DATASET SECTION:
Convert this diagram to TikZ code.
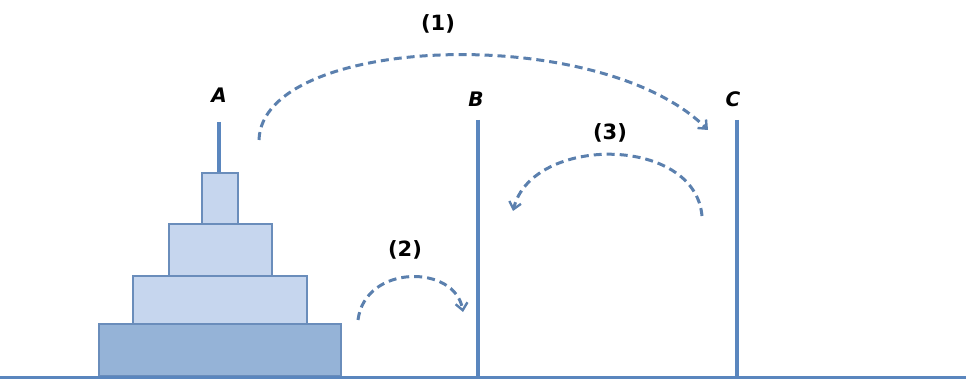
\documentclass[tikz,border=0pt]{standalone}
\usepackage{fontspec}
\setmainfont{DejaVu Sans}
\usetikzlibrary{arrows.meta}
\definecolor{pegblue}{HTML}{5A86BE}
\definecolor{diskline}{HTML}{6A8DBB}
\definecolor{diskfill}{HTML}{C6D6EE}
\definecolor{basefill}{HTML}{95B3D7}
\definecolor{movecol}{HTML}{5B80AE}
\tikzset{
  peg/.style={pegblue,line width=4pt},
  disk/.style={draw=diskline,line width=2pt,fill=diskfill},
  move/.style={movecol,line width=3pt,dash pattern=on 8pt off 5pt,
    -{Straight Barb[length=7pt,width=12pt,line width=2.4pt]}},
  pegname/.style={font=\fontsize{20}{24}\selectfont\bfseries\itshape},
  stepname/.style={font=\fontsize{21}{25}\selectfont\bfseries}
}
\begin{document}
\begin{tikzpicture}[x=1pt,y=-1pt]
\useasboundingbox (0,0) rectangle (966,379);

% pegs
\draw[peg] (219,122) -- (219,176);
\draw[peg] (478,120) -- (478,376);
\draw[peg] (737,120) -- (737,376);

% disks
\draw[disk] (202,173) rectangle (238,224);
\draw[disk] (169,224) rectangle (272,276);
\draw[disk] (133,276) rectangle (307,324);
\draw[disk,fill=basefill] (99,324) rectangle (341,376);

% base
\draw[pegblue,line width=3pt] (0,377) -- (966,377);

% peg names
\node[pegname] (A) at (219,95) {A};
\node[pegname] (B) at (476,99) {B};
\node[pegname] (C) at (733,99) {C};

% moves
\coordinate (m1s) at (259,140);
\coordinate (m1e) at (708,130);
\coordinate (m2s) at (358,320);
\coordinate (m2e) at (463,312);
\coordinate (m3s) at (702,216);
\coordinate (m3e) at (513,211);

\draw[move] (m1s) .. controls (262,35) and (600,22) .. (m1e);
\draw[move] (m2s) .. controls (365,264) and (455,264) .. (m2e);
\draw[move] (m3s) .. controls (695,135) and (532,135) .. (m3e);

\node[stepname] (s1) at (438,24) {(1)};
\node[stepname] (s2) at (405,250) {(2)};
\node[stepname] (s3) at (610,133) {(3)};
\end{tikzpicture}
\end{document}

GOAL: Strip out the pictures and quote the remaining data word for word.

OUTPUT FOR THIS EXERCISE:
Convert this diagram to TikZ code.
\documentclass[tikz,border=0pt]{standalone}
\usepackage{fontspec}
\setmainfont{DejaVu Sans}
\usetikzlibrary{arrows.meta}
\definecolor{pegblue}{HTML}{5A86BE}
\definecolor{diskline}{HTML}{6A8DBB}
\definecolor{diskfill}{HTML}{C6D6EE}
\definecolor{basefill}{HTML}{95B3D7}
\definecolor{movecol}{HTML}{5B80AE}
\tikzset{
  peg/.style={pegblue,line width=4pt},
  disk/.style={draw=diskline,line width=2pt,fill=diskfill},
  move/.style={movecol,line width=3pt,dash pattern=on 8pt off 5pt,
    -{Straight Barb[length=7pt,width=12pt,line width=2.4pt]}},
  pegname/.style={font=\fontsize{20}{24}\selectfont\bfseries\itshape},
  stepname/.style={font=\fontsize{21}{25}\selectfont\bfseries}
}
\begin{document}
\begin{tikzpicture}[x=1pt,y=-1pt]
\useasboundingbox (0,0) rectangle (966,379);

% pegs
\draw[peg] (219,122) -- (219,176);
\draw[peg] (478,120) -- (478,376);
\draw[peg] (737,120) -- (737,376);

% disks
\draw[disk] (202,173) rectangle (238,224);
\draw[disk] (169,224) rectangle (272,276);
\draw[disk] (133,276) rectangle (307,324);
\draw[disk,fill=basefill] (99,324) rectangle (341,376);

% base
\draw[pegblue,line width=3pt] (0,377) -- (966,377);

% peg names
\node[pegname] (A) at (219,95) {A};
\node[pegname] (B) at (476,99) {B};
\node[pegname] (C) at (733,99) {C};

% moves
\coordinate (m1s) at (259,140);
\coordinate (m1e) at (708,130);
\coordinate (m2s) at (358,320);
\coordinate (m2e) at (463,312);
\coordinate (m3s) at (702,216);
\coordinate (m3e) at (513,211);

\draw[move] (m1s) .. controls (262,35) and (600,22) .. (m1e);
\draw[move] (m2s) .. controls (365,264) and (455,264) .. (m2e);
\draw[move] (m3s) .. controls (695,135) and (532,135) .. (m3e);

\node[stepname] (s1) at (438,24) {(1)};
\node[stepname] (s2) at (405,250) {(2)};
\node[stepname] (s3) at (610,133) {(3)};
\end{tikzpicture}
\end{document}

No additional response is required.